▶ [Exercise requirements]: Transcribe every line exactly. Leave the pictures behind.

▶ [Given information]:
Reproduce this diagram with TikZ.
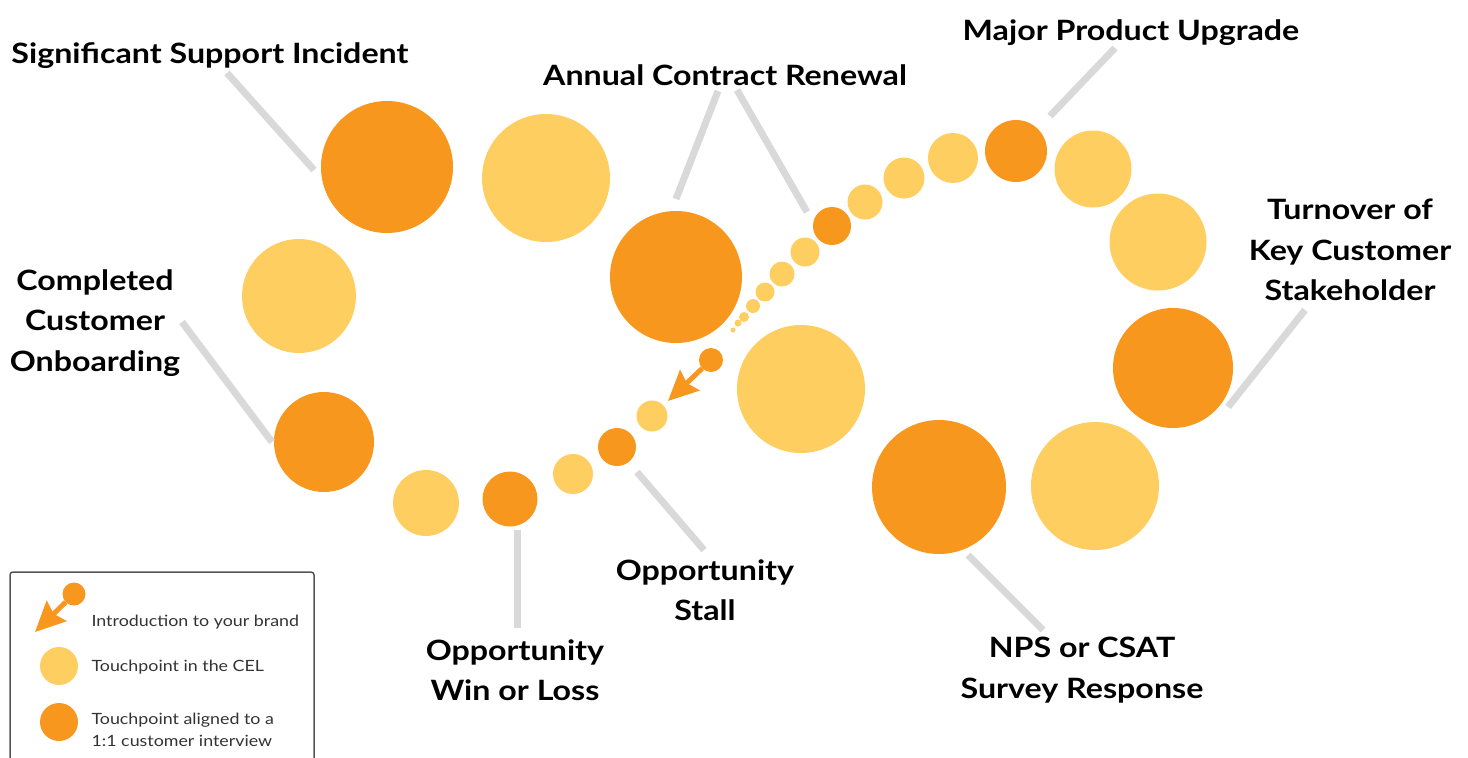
\documentclass[tikz,border=0pt]{standalone}
\usepackage{fontspec}
\setmainfont{Lato}[FakeStretch=1.15]
\usetikzlibrary{arrows.meta}
\definecolor{touchColor}{RGB}{255,206,96}
\definecolor{interviewColor}{RGB}{247,151,30}
\definecolor{leaderColor}{RGB}{217,217,217}
\definecolor{legendColor}{RGB}{85,85,85}
\tikzset{touchpoint/.style={circle, fill=touchColor, inner sep=0pt, outer sep=0pt}}
\tikzset{interview/.style={touchpoint, fill=interviewColor}}
\tikzset{event/.style={align=center, font=\bfseries\fontsize{28}{40.5}\selectfont}}
\tikzset{leader/.style={draw=leaderColor, line width=7pt}}
\tikzset{intro/.style={draw=interviewColor, line width=5pt, -{Stealth[length=30pt, width=28pt, inset=4pt]}}}
\tikzset{legendtext/.style={anchor=west, align=left, text=black!80, font=\fontsize{15.5}{22}\selectfont}}

\begin{document}
\begin{tikzpicture}[x=1pt, y=-1pt]
\useasboundingbox (0,0) rectangle (1468,758);

% Nodes
\node (SupportDot) [interview, minimum size=132pt] at (387,167) {};
\node (TouchA) [touchpoint, minimum size=128pt] at (546,178) {};
\node (TouchB) [touchpoint, minimum size=114pt] at (299,296) {};
\node (OnboardingDot) [interview, minimum size=100pt] at (324,442) {};
\node (TouchC) [touchpoint, minimum size=66pt] at (426,503) {};
\node (WinLossDot) [interview, minimum size=55pt] at (510,499) {};
\node (TouchD) [touchpoint, minimum size=40pt] at (573,474) {};
\node (StallDot) [interview, minimum size=38pt] at (617,447) {};
\node (TouchE) [touchpoint, minimum size=31pt] at (652,416) {};
\node (IntroDot) [interview, minimum size=24pt] at (711,360) {};
\coordinate (IntroTip) at (668,401);

\node (RenewalDot) [interview, minimum size=132pt] at (676,277) {};
\node (TouchF) [touchpoint, minimum size=128pt] at (801,389) {};

\node (TailA) [touchpoint, minimum size=5pt] at (733,330) {};
\node (TailB) [touchpoint, minimum size=7pt] at (738,323) {};
\node (TailC) [touchpoint, minimum size=10pt] at (744,317) {};
\node (TailD) [touchpoint, minimum size=14pt] at (753,306) {};
\node (TailE) [touchpoint, minimum size=19pt] at (765,292) {};
\node (TailF) [touchpoint, minimum size=25pt] at (782,274) {};
\node (TailG) [touchpoint, minimum size=29pt] at (805,252) {};
\node (RenewalSmallDot) [interview, minimum size=38pt] at (832,226) {};
\node (TouchG) [touchpoint, minimum size=35pt] at (865,202) {};
\node (TouchH) [touchpoint, minimum size=41pt] at (904,178) {};
\node (TouchI) [touchpoint, minimum size=50pt] at (953,158) {};
\node (UpgradeDot) [interview, minimum size=62pt] at (1016,151) {};
\node (TouchJ) [touchpoint, minimum size=77pt] at (1093,169) {};
\node (TouchK) [touchpoint, minimum size=97pt] at (1158,242) {};
\node (TurnoverDot) [interview, minimum size=120pt] at (1173,368) {};
\node (TouchL) [touchpoint, minimum size=128pt] at (1095,486) {};
\node (SurveyDot) [interview, minimum size=134pt] at (939,487) {};

% Labels
\node (SupportLabel) [event] at (210,56) {Significant Support Incident};
\node (RenewalLabel) [event] at (725,75) {Annual Contract Renewal};
\node (UpgradeLabel) [event] at (1131,33) {Major Product Upgrade};
\node (TurnoverLabel) [event] at (1350,250) {Turnover of\\Key Customer\\Stakeholder};
\node (OnboardingLabel) [event] at (95,323) {Completed\\Customer\\Onboarding};
\node (WinLossLabel) [event] at (515,670) {Opportunity\\Win or Loss};
\node (StallLabel) [event] at (705,590) {Opportunity\\Stall};
\node (SurveyLabel) [event] at (1082,670) {NPS or CSAT\\Survey Response};

% Leader ends
\coordinate (SupportA) at (227,73);   \coordinate (SupportB) at (314,170);
\coordinate (RenewalA) at (718,91);   \coordinate (RenewalB) at (676,199);
\coordinate (RenewalC) at (737,90);   \coordinate (RenewalD) at (807,212);
\coordinate (UpgradeA) at (1115,48);  \coordinate (UpgradeB) at (1050,116);
\coordinate (TurnoverA) at (1305,310); \coordinate (TurnoverB) at (1228,407);
\coordinate (OnboardingA) at (182,322); \coordinate (OnboardingB) at (272,442);
\coordinate (WinLossA) at (517,530);  \coordinate (WinLossB) at (517,628);
\coordinate (StallA) at (637,472);    \coordinate (StallB) at (704,550);
\coordinate (SurveyA) at (968,555);   \coordinate (SurveyB) at (1043,630);

% Connectors
\draw [leader] (SupportA) -- (SupportB);
\draw [leader] (RenewalA) -- (RenewalB);
\draw [leader] (RenewalC) -- (RenewalD);
\draw [leader] (UpgradeA) -- (UpgradeB);
\draw [leader] (TurnoverA) -- (TurnoverB);
\draw [leader] (OnboardingA) -- (OnboardingB);
\draw [leader] (WinLossA) -- (WinLossB);
\draw [leader] (StallA) -- (StallB);
\draw [leader] (SurveyA) -- (SurveyB);

\draw [intro] (IntroDot) -- (IntroTip);

% Legend
\draw [legendColor, line width=1.5pt, rounded corners=3pt] (10,572) rectangle (314,775);
\node (LegendIntroDot) [interview, minimum size=23pt] at (74,594) {};
\coordinate (LegendIntroTip) at (35,632);
\draw [intro] (LegendIntroDot) -- (LegendIntroTip);
\node (LegendTouch) [touchpoint, minimum size=38pt] at (59,666) {};
\node (LegendInterview) [interview, minimum size=38pt] at (59,722) {};
\node (LegendIntroText) [legendtext] at (88,622) {Introduction to your brand};
\node (LegendTouchText) [legendtext] at (88,667) {Touchpoint in the CEL};
\node (LegendInterviewText) [legendtext] at (88,730) {Touchpoint aligned to a\\1:1 customer interview};
\end{tikzpicture}
\end{document}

▶ [Written response]:
Reproduce this diagram with TikZ.
\documentclass[tikz,border=0pt]{standalone}
\usepackage{fontspec}
\setmainfont{Lato}[FakeStretch=1.15]
\usetikzlibrary{arrows.meta}
\definecolor{touchColor}{RGB}{255,206,96}
\definecolor{interviewColor}{RGB}{247,151,30}
\definecolor{leaderColor}{RGB}{217,217,217}
\definecolor{legendColor}{RGB}{85,85,85}
\tikzset{touchpoint/.style={circle, fill=touchColor, inner sep=0pt, outer sep=0pt}}
\tikzset{interview/.style={touchpoint, fill=interviewColor}}
\tikzset{event/.style={align=center, font=\bfseries\fontsize{28}{40.5}\selectfont}}
\tikzset{leader/.style={draw=leaderColor, line width=7pt}}
\tikzset{intro/.style={draw=interviewColor, line width=5pt, -{Stealth[length=30pt, width=28pt, inset=4pt]}}}
\tikzset{legendtext/.style={anchor=west, align=left, text=black!80, font=\fontsize{15.5}{22}\selectfont}}

\begin{document}
\begin{tikzpicture}[x=1pt, y=-1pt]
\useasboundingbox (0,0) rectangle (1468,758);

% Nodes
\node (SupportDot) [interview, minimum size=132pt] at (387,167) {};
\node (TouchA) [touchpoint, minimum size=128pt] at (546,178) {};
\node (TouchB) [touchpoint, minimum size=114pt] at (299,296) {};
\node (OnboardingDot) [interview, minimum size=100pt] at (324,442) {};
\node (TouchC) [touchpoint, minimum size=66pt] at (426,503) {};
\node (WinLossDot) [interview, minimum size=55pt] at (510,499) {};
\node (TouchD) [touchpoint, minimum size=40pt] at (573,474) {};
\node (StallDot) [interview, minimum size=38pt] at (617,447) {};
\node (TouchE) [touchpoint, minimum size=31pt] at (652,416) {};
\node (IntroDot) [interview, minimum size=24pt] at (711,360) {};
\coordinate (IntroTip) at (668,401);

\node (RenewalDot) [interview, minimum size=132pt] at (676,277) {};
\node (TouchF) [touchpoint, minimum size=128pt] at (801,389) {};

\node (TailA) [touchpoint, minimum size=5pt] at (733,330) {};
\node (TailB) [touchpoint, minimum size=7pt] at (738,323) {};
\node (TailC) [touchpoint, minimum size=10pt] at (744,317) {};
\node (TailD) [touchpoint, minimum size=14pt] at (753,306) {};
\node (TailE) [touchpoint, minimum size=19pt] at (765,292) {};
\node (TailF) [touchpoint, minimum size=25pt] at (782,274) {};
\node (TailG) [touchpoint, minimum size=29pt] at (805,252) {};
\node (RenewalSmallDot) [interview, minimum size=38pt] at (832,226) {};
\node (TouchG) [touchpoint, minimum size=35pt] at (865,202) {};
\node (TouchH) [touchpoint, minimum size=41pt] at (904,178) {};
\node (TouchI) [touchpoint, minimum size=50pt] at (953,158) {};
\node (UpgradeDot) [interview, minimum size=62pt] at (1016,151) {};
\node (TouchJ) [touchpoint, minimum size=77pt] at (1093,169) {};
\node (TouchK) [touchpoint, minimum size=97pt] at (1158,242) {};
\node (TurnoverDot) [interview, minimum size=120pt] at (1173,368) {};
\node (TouchL) [touchpoint, minimum size=128pt] at (1095,486) {};
\node (SurveyDot) [interview, minimum size=134pt] at (939,487) {};

% Labels
\node (SupportLabel) [event] at (210,56) {Significant Support Incident};
\node (RenewalLabel) [event] at (725,75) {Annual Contract Renewal};
\node (UpgradeLabel) [event] at (1131,33) {Major Product Upgrade};
\node (TurnoverLabel) [event] at (1350,250) {Turnover of\\Key Customer\\Stakeholder};
\node (OnboardingLabel) [event] at (95,323) {Completed\\Customer\\Onboarding};
\node (WinLossLabel) [event] at (515,670) {Opportunity\\Win or Loss};
\node (StallLabel) [event] at (705,590) {Opportunity\\Stall};
\node (SurveyLabel) [event] at (1082,670) {NPS or CSAT\\Survey Response};

% Leader ends
\coordinate (SupportA) at (227,73);   \coordinate (SupportB) at (314,170);
\coordinate (RenewalA) at (718,91);   \coordinate (RenewalB) at (676,199);
\coordinate (RenewalC) at (737,90);   \coordinate (RenewalD) at (807,212);
\coordinate (UpgradeA) at (1115,48);  \coordinate (UpgradeB) at (1050,116);
\coordinate (TurnoverA) at (1305,310); \coordinate (TurnoverB) at (1228,407);
\coordinate (OnboardingA) at (182,322); \coordinate (OnboardingB) at (272,442);
\coordinate (WinLossA) at (517,530);  \coordinate (WinLossB) at (517,628);
\coordinate (StallA) at (637,472);    \coordinate (StallB) at (704,550);
\coordinate (SurveyA) at (968,555);   \coordinate (SurveyB) at (1043,630);

% Connectors
\draw [leader] (SupportA) -- (SupportB);
\draw [leader] (RenewalA) -- (RenewalB);
\draw [leader] (RenewalC) -- (RenewalD);
\draw [leader] (UpgradeA) -- (UpgradeB);
\draw [leader] (TurnoverA) -- (TurnoverB);
\draw [leader] (OnboardingA) -- (OnboardingB);
\draw [leader] (WinLossA) -- (WinLossB);
\draw [leader] (StallA) -- (StallB);
\draw [leader] (SurveyA) -- (SurveyB);

\draw [intro] (IntroDot) -- (IntroTip);

% Legend
\draw [legendColor, line width=1.5pt, rounded corners=3pt] (10,572) rectangle (314,775);
\node (LegendIntroDot) [interview, minimum size=23pt] at (74,594) {};
\coordinate (LegendIntroTip) at (35,632);
\draw [intro] (LegendIntroDot) -- (LegendIntroTip);
\node (LegendTouch) [touchpoint, minimum size=38pt] at (59,666) {};
\node (LegendInterview) [interview, minimum size=38pt] at (59,722) {};
\node (LegendIntroText) [legendtext] at (88,622) {Introduction to your brand};
\node (LegendTouchText) [legendtext] at (88,667) {Touchpoint in the CEL};
\node (LegendInterviewText) [legendtext] at (88,730) {Touchpoint aligned to a\\1:1 customer interview};
\end{tikzpicture}
\end{document}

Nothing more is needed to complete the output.